In Puglia, where tourism is reshaping the southern economy and private beach concessions have expanded dramatically, the bans reflect a deepening divide. The region's long Adriatic and Ionian coasts have become magnets for upmarket resorts, particularly around Salento, where luxury developments have claimed stretches of sand once open to day-trippers. According to the Guardian's reporting, the rules target the *pranzo al sacco*—the Italian tradition of eating a homemade lunch by the sea—as incompatible with the premium experience resorts now market to foreign and wealthy domestic visitors.
The bans also expose tensions within Puglia's tourism boom. While international travel media celebrate the region's emerging luxury segment—Travel Weekly reported in July that the Tivoli group has opened a new upscale hotel in Puglia, part of a wave of high-end investment—the exclusion of ordinary beachgoers from public-facing stretches of coast raises questions about who the southern tourism model serves. Local authorities have not yet responded with restrictions comparable to those imposed in overtouristed northern destinations, but the Guardian's reporting suggests the issue is becoming a flashpoint across Italy's summer resorts.
The practice sits within a wider pattern of Italian resorts tightening control over their spaces. The Guardian noted that beach clubs justify the bans as part of maintaining cleanliness and exclusivity, but critics argue they amount to pricing ordinary families out of the seaside experience. In Puglia, where many families still regard the beach as a shared resource, the rules collide with local custom and sentiment.

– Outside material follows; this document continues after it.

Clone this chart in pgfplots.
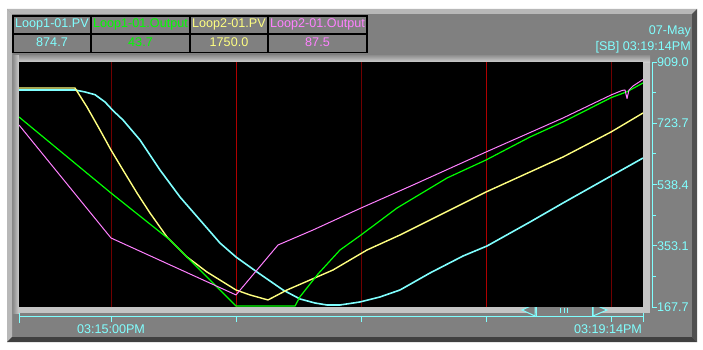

The region's agricultural and fishing heritage has always centred on shared access to the coast and countryside. Tourism growth—particularly the luxury segment targeting foreign and affluent domestic visitors—is rewriting those norms. According to the Guardian's account, the bans are spreading as resorts compete to attract higher-spending clientele and differentiate themselves through premium service and exclusivity. Puglia's emergence as a destination for affluent European and international tourists has accelerated the trend, with private concessions now covering significant portions of the most accessible and desirable stretches of sand.